A spate of suspected drug-related student deaths has been linked to local drug dealers leaving calling cards at student accommodation in Newcastle.  

Freshers arriving in the city just days before the deaths were allegedly targeted by dealers directing them to an Instagram account where drugs could be ordered.

Eleven local dealers have been arrested after three students and a local 18-year-old died having allegedly taken ketamine and ecstasy.

Jeni Larmour, who had arrived in Newcastle from County Armagh just two days before she died, had apparently taken ketamine along with another 18-year-old also found dead at one of Newcastle University’s halls of residence.

A 21-year-old Northumbria University student also died after being taken to hospital, and a fourth individual – an 18-year-old man from nearby Washington – passed away after allegedly taking ecstasy.

Chief inspector Steve Wykes, of the Northumberland Police said that more student blocks had been searched as part of the investigation and he urged anyone in possession of drugs to dispose of them either by contacting a university welfare officer or by visiting their local police station.

In its statement, Newcastle University said “the health and safety of our students is our utmost priority and in light of the sad and shocking events our vice-chancellor has with great sadness written to all our students informing them of the distressing news and offering support to anyone affected.”

Professor Fiona Measham, co-founder of The Loop, a harm reduction charity, said she had warned “all summer to anyone who would listen” about the risks of students going back to university amid COVID restrictions.

“My concern was that over the summer there were illegal raves and now the weather is turning bad, young people will be having parties in private residences, but they won’t have paramedics on hand.”

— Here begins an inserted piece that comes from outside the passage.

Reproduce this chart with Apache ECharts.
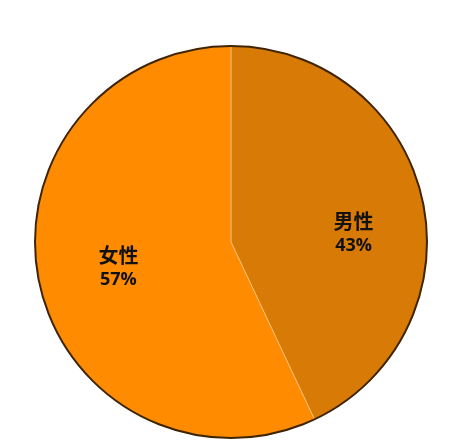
<!doctype html>
<html>
<head>
<meta charset="utf-8">
<title>性别比例</title>
<script src="https://cdn.jsdelivr.net/npm/echarts@6/dist/echarts.min.js"></script>
<style>
html, body { margin: 0; padding: 0; background: #fff; }
#chart { width: 463px; height: 446px; }
</style>
</head>
<body>
<div id="chart"></div>
<script>
var categories = ['男性', '女性'];
var values = [43, 57];
var colors = ['#d87a06', '#ff8c00'];
// label nudges relative to the default inside position
var labelShift = [[24, 12], [-14, 2]];

var chart = echarts.init(document.getElementById('chart'));
var pieData = categories.map(function (name, i) {
	return { name: name, value: values[i], itemStyle: { color: colors[i] } };
});

chart.setOption({
	animation: false,
	series: [{
		type: 'pie',
		center: [231, 242],
		radius: [0, 196],
		startAngle: 90,
		clockwise: true,
		silent: true,
		itemStyle: {
			borderColor: '#f7d9b0',
			borderWidth: 0.5
		},
		label: {
			show: true,
			position: 'inside',
			formatter: function (p) {
				return '{n|' + p.name + '}\n{v|' + p.value + '%}';
			},
			rich: {
				n: { fontFamily: 'Noto Sans CJK SC', fontSize: 20, fontWeight: 'bold', color: '#111', lineHeight: 27 },
				v: { fontFamily: 'Open Sans', fontSize: 18, fontWeight: 'bold', color: '#111', lineHeight: 22 }
			}
		},
		labelLayout: function (p) {
			var s = labelShift[p.dataIndex];
			return { dx: s[0], dy: s[1] };
		},
		data: pieData
	}, {
		type: 'pie',
		center: [231, 242],
		radius: [0, 196],
		silent: true,
		label: { show: false },
		itemStyle: { color: 'rgba(0,0,0,0)', borderColor: '#3f2400', borderWidth: 2 },
		data: [{ name: 'outline', value: 1 }]
	}]
});
</script>
</body>
</html>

The news comes after earlier reports this year claimed county lines drugs gangs has been preying on young people to transport drugs across the country during lockdown, for fears of regular, more conspicuous traffickers being more easily detected.

During lockdown, gangs were reportedly grooming young people by making them increasingly vulnerable, often buying them gifts of clothes, food and bikes, making them feel in debt to them but also making them feel part of the gang, or ‘family’. Once groomed, they were sent away to other parts of the UK to sell drugs, often hundreds of miles away from home.

Both news of the student drug deaths and increased young drug traffickers aligns with continued warnings about the rise in drug use and trafficking due to the coronavirus pandemic.